Give the number of lines below that contain the word "matplotlib", and nothing else.

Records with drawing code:

-=-=-=-=-

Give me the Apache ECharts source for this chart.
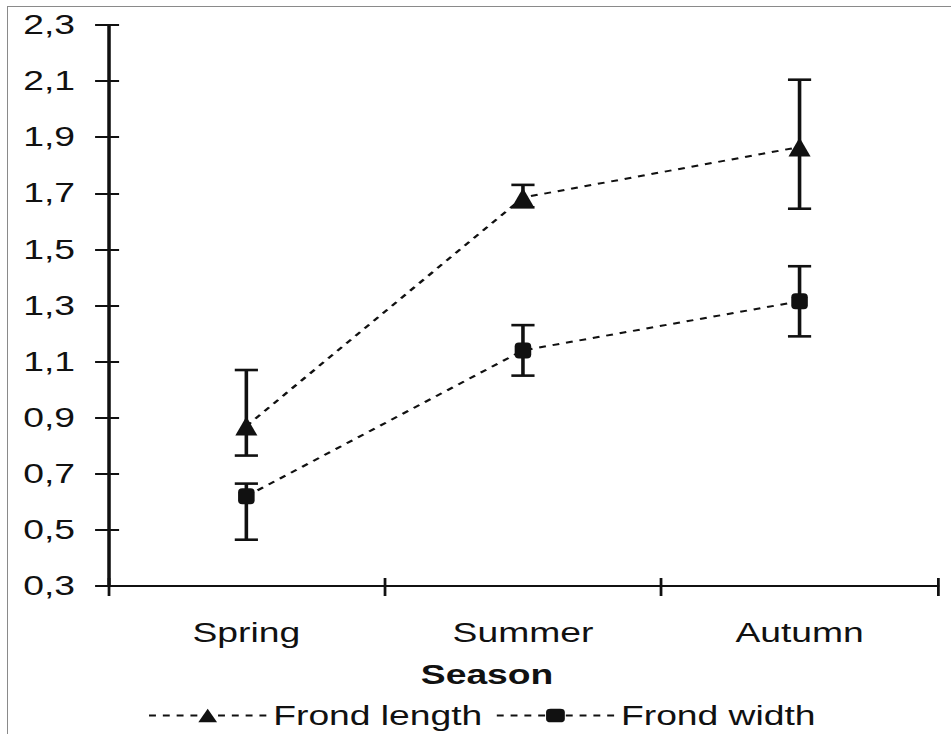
<!DOCTYPE html>
<html>
<head>
<meta charset="utf-8">
<script src="https://cdn.jsdelivr.net/npm/echarts@6/dist/echarts.min.js"></script>
<style>
  html, body { margin: 0; padding: 0; background: #fff; overflow: hidden; }
  .frame { position: absolute; left: 7px; top: 6px; width: 944px; height: 728px;
           border-left: 1px solid #8a8a8a; border-top: 1px solid #8a8a8a; }
  /* the original figure is stretched sideways, so the chart is drawn narrow and widened */
  #chart { position: absolute; left: 0; top: 0; width: 689px; height: 734px;
           transform: scaleX(1.38); transform-origin: 0 0; }
</style>
</head>
<body>
<div class="frame"></div>
<div id="chart"></div>
<script>
// categories and values
const seasons = ['Spring', 'Summer', 'Autumn']
const lengthMean = [0.87, 1.685, 1.865]
const lengthLow = [0.765, 1.65, 1.645]
const lengthHigh = [1.07, 1.73, 2.105]
const widthMean = [0.62, 1.14, 1.315]
const widthLow = [0.465, 1.05, 1.19]
const widthHigh = [0.665, 1.23, 1.44]

const fontFam = '"Liberation Sans", Arial, sans-serif'
const chart = echarts.init(document.getElementById('chart'), null, { renderer: 'svg' })

// error bars: vertical line plus two caps
const errorBar = (params, api) => {
  const x = api.value(0)
  const top = api.coord([x, api.value(2)])
  const bot = api.coord([x, api.value(1)])
  const half = 8.4
  const style = { stroke: '#111', lineWidth: 2.6 }
  return {
    type: 'group',
    children: [
      { type: 'line', shape: { x1: top[0], y1: top[1], x2: bot[0], y2: bot[1] }, style },
      { type: 'line', shape: { x1: top[0] - half, y1: top[1], x2: top[0] + half, y2: top[1] }, style },
      { type: 'line', shape: { x1: bot[0] - half, y1: bot[1], x2: bot[0] + half, y2: bot[1] }, style }
    ]
  }
}

const yBase = {
  type: 'value',
  min: 0.3,
  max: 2.3,
  interval: 0.2,
  splitLine: { show: false },
  axisLine: { show: true, lineStyle: { color: '#111', width: 2.2 } }
}
const xBase = {
  type: 'category',
  data: seasons,
  boundaryGap: true,
  splitLine: { show: false },
  axisLine: { show: true, lineStyle: { color: '#111', width: 2.2 } }
}

const options = {
  animation: false,
  textStyle: { fontFamily: fontFam },
  grid: { left: 78.3, right: 9.4, top: 25, bottom: 148 },
  xAxis: [
    Object.assign({}, xBase, {
      axisTick: { show: true, length: 10, lineStyle: { color: '#111', width: 2 } },
      axisLabel: { margin: 33, fontSize: 27, color: '#111', fontFamily: fontFam },
      name: 'Season',
      nameLocation: 'middle',
      nameGap: 75,
      nameTextStyle: { fontSize: 27, fontWeight: 'bold', color: '#111', fontFamily: fontFam, padding: [0, 52, 0, 0] }
    }),
    Object.assign({}, xBase, {
      position: 'bottom',
      axisTick: { show: true, inside: true, length: 8, lineStyle: { color: '#111', width: 2 } },
      axisLabel: { show: false }
    })
  ],
  yAxis: [
    Object.assign({}, yBase, {
      axisTick: { show: true, length: 9.4, lineStyle: { color: '#111', width: 2 } },
      axisLabel: {
        margin: 24, fontSize: 27, color: '#111', fontFamily: fontFam,
        formatter: v => v.toFixed(1).replace('.', ',')
      }
    }),
    Object.assign({}, yBase, {
      position: 'left',
      axisTick: { show: true, inside: true, length: 8, lineStyle: { color: '#111', width: 2 } },
      axisLabel: { show: false }
    })
  ],
  legend: {
    bottom: 0,
    left: 102,
    itemWidth: 85,
    itemHeight: 17,
    itemGap: 9.4,
    textStyle: { fontSize: 27, color: '#111', fontFamily: fontFam },
    data: ['Frond length', 'Frond width']
  },
  series: [
    {
      type: 'custom',
      renderItem: errorBar,
      encode: { x: 0, y: [1, 2] },
      data: seasons.map((s, i) => [i, lengthLow[i], lengthHigh[i]]),
      z: 1
    },
    {
      type: 'custom',
      renderItem: errorBar,
      encode: { x: 0, y: [1, 2] },
      data: seasons.map((s, i) => [i, widthLow[i], widthHigh[i]]),
      z: 1
    },
    {
      name: 'Frond length',
      type: 'line',
      data: lengthMean,
      symbol: 'triangle',
      symbolSize: [16, 19],
      itemStyle: { color: '#111' },
      lineStyle: { color: '#111', width: 2, type: [5, 5] },
      z: 3
    },
    {
      name: 'Frond width',
      type: 'line',
      data: widthMean,
      symbol: 'roundRect',
      symbolSize: [12, 16],
      itemStyle: { color: '#111' },
      lineStyle: { color: '#111', width: 2, type: [5, 5] },
      z: 3
    }
  ]
}

chart.setOption(options)
</script>
</body>
</html>
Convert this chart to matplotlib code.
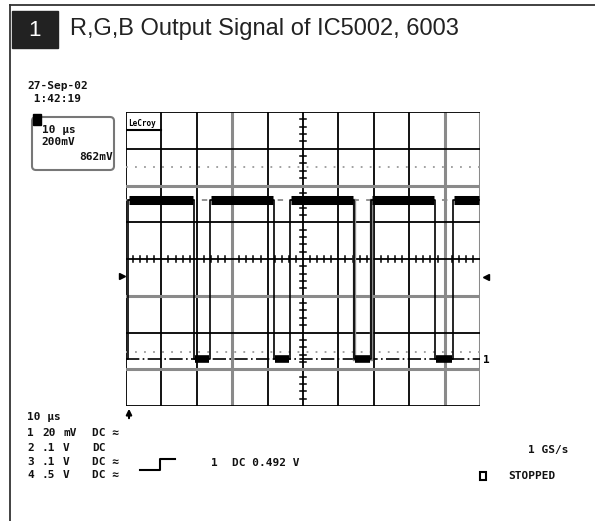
import numpy as np
import matplotlib.pyplot as plt
from matplotlib.patches import Rectangle, FancyBboxPatch

# channel 1 trace, time in us (10 us/div), level in divisions
edge_times = [0.0, 0.6, 19.2, 23.7, 41.9, 46.3, 64.5, 69.2, 87.3, 92.4, 100.0]
edge_states = [0, 1, 0, 1, 0, 1, 0, 1, 0, 1]   # 0 = low, 1 = high
high_level = 1.6
low_level = -2.72

# cursor / reference lines (divisions)
dotted_levels = [2.5, -2.53]

# screen grid
black_vlines = [0, 1, 2, 4, 5, 6, 7, 8]
gray_vlines = [3, 9, 10]
black_hlines = [-4, -2, 0, 1, 3, 4]
gray_hlines = [-3, -1, 2]

title = "R,G,B Output Signal of IC5002, 6003"
mono = "DejaVu Sans Mono"

W, H = 595, 521
fig = plt.figure(figsize=(W / 100, H / 100), dpi=100)

# page layer in pixel coordinates
page = fig.add_axes([0, 0, 1, 1])
page.set_xlim(0, W)
page.set_ylim(H, 0)
page.axis("off")

# frame and title
page.plot([10, W], [5, 5], color="#333333", lw=1.3)
page.plot([10, 10], [5, H], color="#333333", lw=1.3)
page.add_patch(Rectangle((12, 11), 46, 37, color="#222222"))
page.text(35, 30, "1", color="white", fontsize=16, ha="center", va="center",
          family="Liberation Sans")
page.text(70, 29, title, color="#222222", fontsize=17, ha="left", va="center",
          family="Liberation Sans")

# scope screen
gx0, gy0, gx1, gy1 = 126, 112, 480, 406
scope = fig.add_axes([gx0 / W, 1 - gy1 / H, (gx1 - gx0) / W, (gy1 - gy0) / H])
scope.set_xlim(0, 100)
scope.set_ylim(-4, 4)
scope.axis("off")

for x in black_vlines:
    scope.axvline(x * 10, color="black", lw=1.3, zorder=2)
for x in gray_vlines:
    scope.axvline(x * 10, color="#8a8a8a", lw=2.2, zorder=2)
for y in black_hlines:
    scope.axhline(y, color="black", lw=1.3, zorder=2)
for y in gray_hlines:
    scope.axhline(y, color="#8a8a8a", lw=2.2, zorder=2)

# minor ticks on the centre axes
minor_y = [v / 5 for v in range(-20, 21) if v % 5]
minor_x = [v * 2 for v in range(0, 51) if v % 5]
for y in minor_y:
    scope.plot([49.2, 50.8], [y, y], color="black", lw=1.1, zorder=3)
for x in minor_x:
    scope.plot([x, x], [-0.08, 0.08], color="black", lw=1.1, zorder=3)

for y in dotted_levels:
    scope.axhline(y, color="#9a9a9a", lw=1.3, ls=(0, (1, 4)), zorder=2)
scope.axhline(high_level, color="#8a8a8a", lw=1.3, ls=(0, (3, 4)), zorder=2)
scope.axhline(low_level, color="black", lw=1.2, ls=(0, (8, 2, 1, 2)), zorder=3)

# gray channel edges behind the trace
for t in [edge_times[6], edge_times[7]]:
    scope.plot([t, t], [low_level, high_level], color="#8a8a8a", lw=2.4, zorder=3)

levels = [high_level if s else low_level for s in edge_states]
scope.step(edge_times, levels + [levels[-1]], where="post", color="black",
           lw=1.2, zorder=4)
for t0, t1, s in zip(edge_times[:-1], edge_times[1:], edge_states):
    lvl = high_level if s else low_level
    scope.plot([t0 + 0.3, t1 - 0.3], [lvl, lvl], color="black",
               lw=6.5 if s else 5.5, solid_capstyle="butt", zorder=5)

scope.text(0.6, 3.8, "LeCroy", family=mono, fontsize=5.5, weight="bold",
           ha="left", va="top", zorder=6)
scope.plot([0.3, 10], [3.5, 3.5], color="black", lw=1.5, zorder=6)

# markers around the screen
page.plot([122], [276], marker=">", color="black", ms=4)
page.plot([486], [277], marker="<", color="black", ms=4)
page.text(483, 360, "1", family=mono, fontsize=8, weight="bold", ha="left", va="center")
page.annotate("", xy=(129, 406), xytext=(129, 421),
              arrowprops=dict(arrowstyle="-|>", color="black", lw=1.5,
                              mutation_scale=8))

# timestamp and zoom box
txt = dict(family=mono, fontsize=8, weight="bold", va="center", color="#111111")
page.text(27, 86, "27-Sep-02", ha="left", **txt)
page.text(27, 99, " 1:42:19", ha="left", **txt)
page.add_patch(FancyBboxPatch((32, 117), 82, 53, boxstyle="round,pad=0,rounding_size=4",
                              fc="white", ec="#777777", lw=1.5))
page.add_patch(Rectangle((33, 114), 8, 11, color="black"))
page.text(42, 130, "10 µs", ha="left", **txt)
page.text(41, 142, "200mV", ha="left", **txt)
page.text(113, 157, "862mV", ha="right", **txt)

# channel settings
page.text(27, 417, "10 µs", ha="left", **txt)
rows_y = [433, 448, 462, 475]
ch_names = ["1", "2", "3", "4"]
ch_scale = ["20", ".1", ".1", ".5"]
ch_unit = ["mV", "V", "V", "V"]
ch_coupling = ["DC ≈", "DC", "DC ≈", "DC ≈"]
for y, n, s, u, c in zip(rows_y, ch_names, ch_scale, ch_unit, ch_coupling):
    page.text(27, y, n, ha="left", **txt)
    page.text(42, y, s, ha="left", **txt)
    page.text(63, y, u, ha="left", **txt)
    page.text(92, y, c, ha="left", **txt)

# trigger setup
page.plot([140, 160, 160, 175], [470, 470, 459, 459], color="black", lw=1.5)
page.text(211, 463, "1", ha="left", **txt)
page.text(232, 463, "DC 0.492 V", ha="left", **txt)
page.text(528, 450, "1 GS/s", ha="left", **txt)
page.add_patch(Rectangle((480, 472), 6, 8, fc="white", ec="black", lw=1.5))
page.text(508, 476, "STOPPED", ha="left", **txt)

fig.savefig("out.png", dpi=100)
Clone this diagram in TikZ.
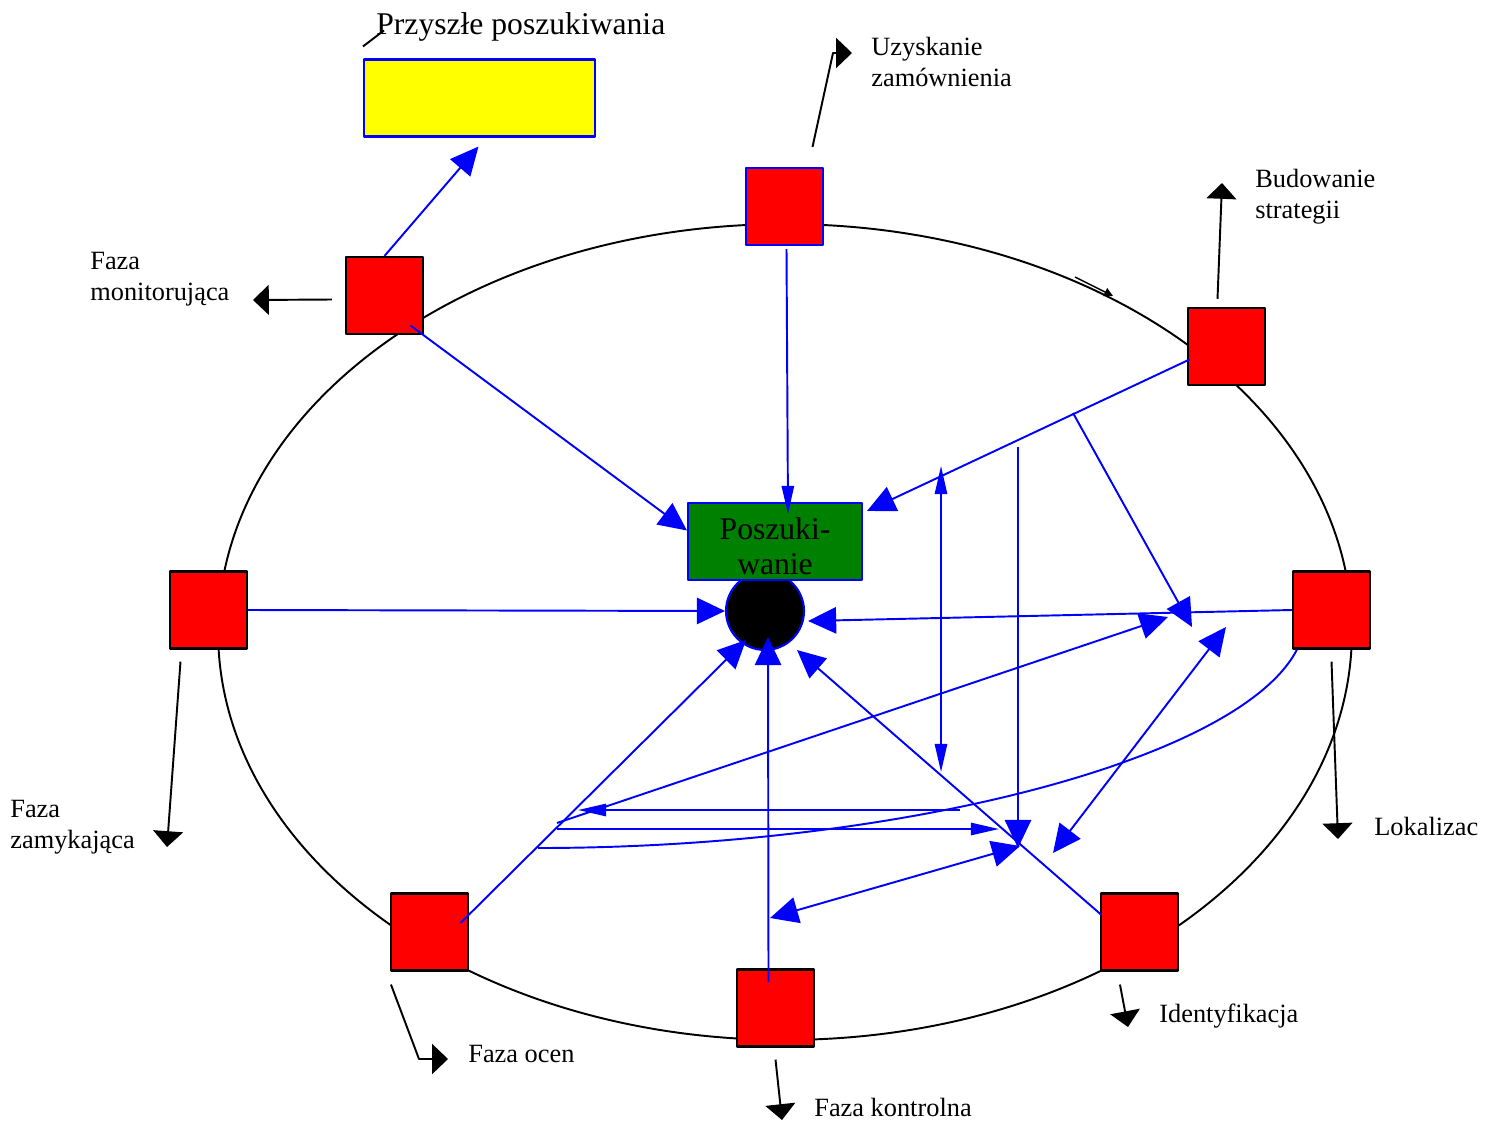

-=-=-=-=-

SOLUTION TO THIS PROBLEM =
3